— start —

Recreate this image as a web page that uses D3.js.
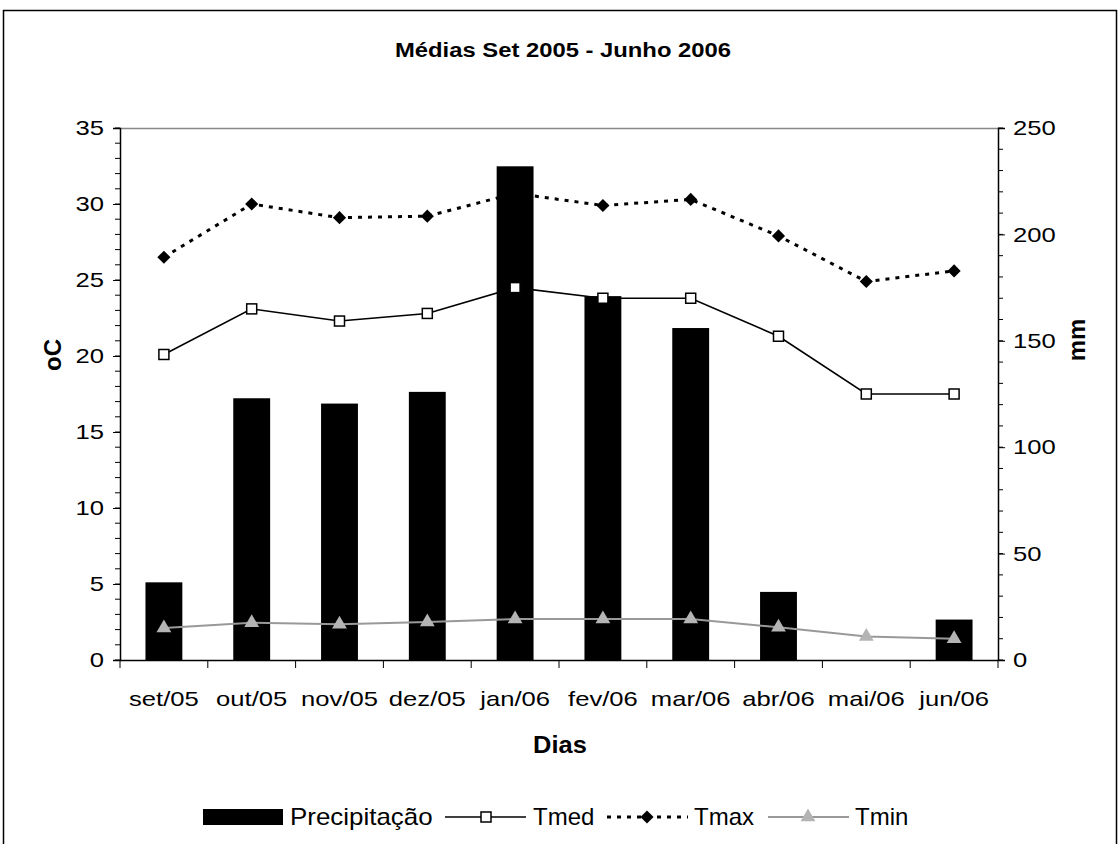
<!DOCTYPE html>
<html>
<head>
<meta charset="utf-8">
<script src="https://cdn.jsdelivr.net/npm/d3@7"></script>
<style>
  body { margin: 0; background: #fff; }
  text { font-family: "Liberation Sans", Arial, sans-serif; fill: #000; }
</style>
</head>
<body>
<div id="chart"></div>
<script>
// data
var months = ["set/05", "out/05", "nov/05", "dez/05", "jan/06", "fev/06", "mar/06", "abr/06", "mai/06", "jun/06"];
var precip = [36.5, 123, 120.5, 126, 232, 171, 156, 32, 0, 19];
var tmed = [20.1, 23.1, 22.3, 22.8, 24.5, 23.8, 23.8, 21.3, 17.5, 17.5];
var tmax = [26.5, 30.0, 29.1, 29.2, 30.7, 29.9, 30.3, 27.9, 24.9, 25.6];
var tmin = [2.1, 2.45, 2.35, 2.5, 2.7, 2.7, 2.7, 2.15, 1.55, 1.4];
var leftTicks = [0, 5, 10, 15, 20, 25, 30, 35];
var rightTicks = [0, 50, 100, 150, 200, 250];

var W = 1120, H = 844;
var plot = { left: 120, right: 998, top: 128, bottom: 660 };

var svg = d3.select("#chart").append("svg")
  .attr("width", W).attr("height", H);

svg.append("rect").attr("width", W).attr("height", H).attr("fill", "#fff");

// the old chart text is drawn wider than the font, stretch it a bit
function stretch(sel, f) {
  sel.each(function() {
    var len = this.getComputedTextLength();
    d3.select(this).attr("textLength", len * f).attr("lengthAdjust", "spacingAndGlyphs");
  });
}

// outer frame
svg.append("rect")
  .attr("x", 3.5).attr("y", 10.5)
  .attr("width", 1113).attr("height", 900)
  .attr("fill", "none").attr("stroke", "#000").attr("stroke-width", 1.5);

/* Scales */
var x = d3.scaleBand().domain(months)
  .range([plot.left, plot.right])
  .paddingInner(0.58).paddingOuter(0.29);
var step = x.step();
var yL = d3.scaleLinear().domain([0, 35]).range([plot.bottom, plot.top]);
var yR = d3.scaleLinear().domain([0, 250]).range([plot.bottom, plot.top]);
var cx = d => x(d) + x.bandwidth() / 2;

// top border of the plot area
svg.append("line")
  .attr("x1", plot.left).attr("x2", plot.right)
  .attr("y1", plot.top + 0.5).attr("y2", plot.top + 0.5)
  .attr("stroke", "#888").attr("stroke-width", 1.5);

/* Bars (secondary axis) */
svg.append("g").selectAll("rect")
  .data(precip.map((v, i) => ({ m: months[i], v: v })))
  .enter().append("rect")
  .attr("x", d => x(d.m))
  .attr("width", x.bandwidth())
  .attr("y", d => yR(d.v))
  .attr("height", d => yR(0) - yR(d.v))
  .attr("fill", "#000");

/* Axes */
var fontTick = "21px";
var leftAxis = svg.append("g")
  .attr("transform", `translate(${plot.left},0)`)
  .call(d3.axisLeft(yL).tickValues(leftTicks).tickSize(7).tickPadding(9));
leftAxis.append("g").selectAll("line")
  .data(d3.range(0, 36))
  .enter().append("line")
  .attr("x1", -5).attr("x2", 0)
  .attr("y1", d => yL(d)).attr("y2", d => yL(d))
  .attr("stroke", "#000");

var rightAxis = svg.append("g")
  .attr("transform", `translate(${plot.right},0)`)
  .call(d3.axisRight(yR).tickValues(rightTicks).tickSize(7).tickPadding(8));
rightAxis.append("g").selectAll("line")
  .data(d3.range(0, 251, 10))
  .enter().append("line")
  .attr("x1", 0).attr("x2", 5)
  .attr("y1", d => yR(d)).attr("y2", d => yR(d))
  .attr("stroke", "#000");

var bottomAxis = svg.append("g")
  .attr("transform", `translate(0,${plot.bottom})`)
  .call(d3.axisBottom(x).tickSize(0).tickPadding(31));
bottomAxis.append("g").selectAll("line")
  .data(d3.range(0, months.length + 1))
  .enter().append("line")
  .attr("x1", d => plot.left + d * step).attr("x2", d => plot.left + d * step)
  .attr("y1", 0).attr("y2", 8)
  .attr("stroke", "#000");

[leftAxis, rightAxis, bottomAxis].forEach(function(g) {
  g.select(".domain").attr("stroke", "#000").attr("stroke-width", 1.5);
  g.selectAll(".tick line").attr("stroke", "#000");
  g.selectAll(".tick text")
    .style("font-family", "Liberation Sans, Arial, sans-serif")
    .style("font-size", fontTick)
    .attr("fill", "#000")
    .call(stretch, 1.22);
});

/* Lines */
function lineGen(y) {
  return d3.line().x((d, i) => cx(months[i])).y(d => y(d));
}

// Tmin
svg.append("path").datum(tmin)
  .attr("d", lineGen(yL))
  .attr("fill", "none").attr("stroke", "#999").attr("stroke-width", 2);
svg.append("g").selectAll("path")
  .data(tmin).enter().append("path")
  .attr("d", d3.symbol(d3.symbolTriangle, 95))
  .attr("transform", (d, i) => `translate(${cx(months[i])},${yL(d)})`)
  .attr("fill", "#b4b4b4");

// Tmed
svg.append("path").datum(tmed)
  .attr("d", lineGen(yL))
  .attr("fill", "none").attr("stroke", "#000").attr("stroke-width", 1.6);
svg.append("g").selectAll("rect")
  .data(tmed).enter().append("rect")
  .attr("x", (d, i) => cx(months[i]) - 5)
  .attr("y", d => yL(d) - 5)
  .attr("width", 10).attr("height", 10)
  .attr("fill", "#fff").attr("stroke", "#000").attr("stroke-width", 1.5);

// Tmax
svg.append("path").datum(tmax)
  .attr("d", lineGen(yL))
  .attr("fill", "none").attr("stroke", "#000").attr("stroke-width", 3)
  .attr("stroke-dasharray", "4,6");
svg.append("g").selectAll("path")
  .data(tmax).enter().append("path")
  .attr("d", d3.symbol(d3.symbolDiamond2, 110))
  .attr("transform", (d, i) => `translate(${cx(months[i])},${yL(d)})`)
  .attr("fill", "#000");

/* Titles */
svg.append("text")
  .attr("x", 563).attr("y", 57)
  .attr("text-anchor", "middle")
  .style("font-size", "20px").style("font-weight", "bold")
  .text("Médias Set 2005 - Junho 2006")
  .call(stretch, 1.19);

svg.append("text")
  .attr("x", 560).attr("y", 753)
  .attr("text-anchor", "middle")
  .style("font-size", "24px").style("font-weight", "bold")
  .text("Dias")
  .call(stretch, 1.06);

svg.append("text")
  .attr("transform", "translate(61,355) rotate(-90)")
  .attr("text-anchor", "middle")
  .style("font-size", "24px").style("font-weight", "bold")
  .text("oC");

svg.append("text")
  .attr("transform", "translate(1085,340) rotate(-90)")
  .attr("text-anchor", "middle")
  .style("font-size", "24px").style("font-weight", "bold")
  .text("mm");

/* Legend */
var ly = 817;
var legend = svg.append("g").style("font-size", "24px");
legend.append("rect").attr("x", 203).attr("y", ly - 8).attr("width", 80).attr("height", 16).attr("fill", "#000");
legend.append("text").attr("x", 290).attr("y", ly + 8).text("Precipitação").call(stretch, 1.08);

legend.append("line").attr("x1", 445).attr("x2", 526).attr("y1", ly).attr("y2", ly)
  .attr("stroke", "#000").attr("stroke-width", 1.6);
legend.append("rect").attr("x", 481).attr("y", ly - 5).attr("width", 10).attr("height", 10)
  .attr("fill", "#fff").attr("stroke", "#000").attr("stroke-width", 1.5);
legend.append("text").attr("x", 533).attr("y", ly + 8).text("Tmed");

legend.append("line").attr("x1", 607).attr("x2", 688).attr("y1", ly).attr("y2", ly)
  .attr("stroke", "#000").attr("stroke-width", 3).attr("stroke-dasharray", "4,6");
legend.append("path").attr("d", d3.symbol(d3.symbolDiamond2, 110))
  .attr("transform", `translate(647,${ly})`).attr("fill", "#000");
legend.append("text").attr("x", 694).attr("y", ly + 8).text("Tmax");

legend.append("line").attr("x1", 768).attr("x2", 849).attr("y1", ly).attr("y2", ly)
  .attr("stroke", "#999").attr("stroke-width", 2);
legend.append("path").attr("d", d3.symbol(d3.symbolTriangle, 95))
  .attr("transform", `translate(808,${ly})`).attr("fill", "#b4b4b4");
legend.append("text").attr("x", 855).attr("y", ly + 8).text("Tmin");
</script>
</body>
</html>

— end —

→ **Exercise requirements**: Each line from the top of the material through the line containing "var cx = d => x(d) + x.bandwidth() / 2;" should be reproduced exactly; please drop any images.

→ **Task response**:
Recreate this image as a web page that uses D3.js.
<!DOCTYPE html>
<html>
<head>
<meta charset="utf-8">
<script src="https://cdn.jsdelivr.net/npm/d3@7"></script>
<style>
  body { margin: 0; background: #fff; }
  text { font-family: "Liberation Sans", Arial, sans-serif; fill: #000; }
</style>
</head>
<body>
<div id="chart"></div>
<script>
// data
var months = ["set/05", "out/05", "nov/05", "dez/05", "jan/06", "fev/06", "mar/06", "abr/06", "mai/06", "jun/06"];
var precip = [36.5, 123, 120.5, 126, 232, 171, 156, 32, 0, 19];
var tmed = [20.1, 23.1, 22.3, 22.8, 24.5, 23.8, 23.8, 21.3, 17.5, 17.5];
var tmax = [26.5, 30.0, 29.1, 29.2, 30.7, 29.9, 30.3, 27.9, 24.9, 25.6];
var tmin = [2.1, 2.45, 2.35, 2.5, 2.7, 2.7, 2.7, 2.15, 1.55, 1.4];
var leftTicks = [0, 5, 10, 15, 20, 25, 30, 35];
var rightTicks = [0, 50, 100, 150, 200, 250];

var W = 1120, H = 844;
var plot = { left: 120, right: 998, top: 128, bottom: 660 };

var svg = d3.select("#chart").append("svg")
  .attr("width", W).attr("height", H);

svg.append("rect").attr("width", W).attr("height", H).attr("fill", "#fff");

// the old chart text is drawn wider than the font, stretch it a bit
function stretch(sel, f) {
  sel.each(function() {
    var len = this.getComputedTextLength();
    d3.select(this).attr("textLength", len * f).attr("lengthAdjust", "spacingAndGlyphs");
  });
}

// outer frame
svg.append("rect")
  .attr("x", 3.5).attr("y", 10.5)
  .attr("width", 1113).attr("height", 900)
  .attr("fill", "none").attr("stroke", "#000").attr("stroke-width", 1.5);

/* Scales */
var x = d3.scaleBand().domain(months)
  .range([plot.left, plot.right])
  .paddingInner(0.58).paddingOuter(0.29);
var step = x.step();
var yL = d3.scaleLinear().domain([0, 35]).range([plot.bottom, plot.top]);
var yR = d3.scaleLinear().domain([0, 250]).range([plot.bottom, plot.top]);
var cx = d => x(d) + x.bandwidth() / 2;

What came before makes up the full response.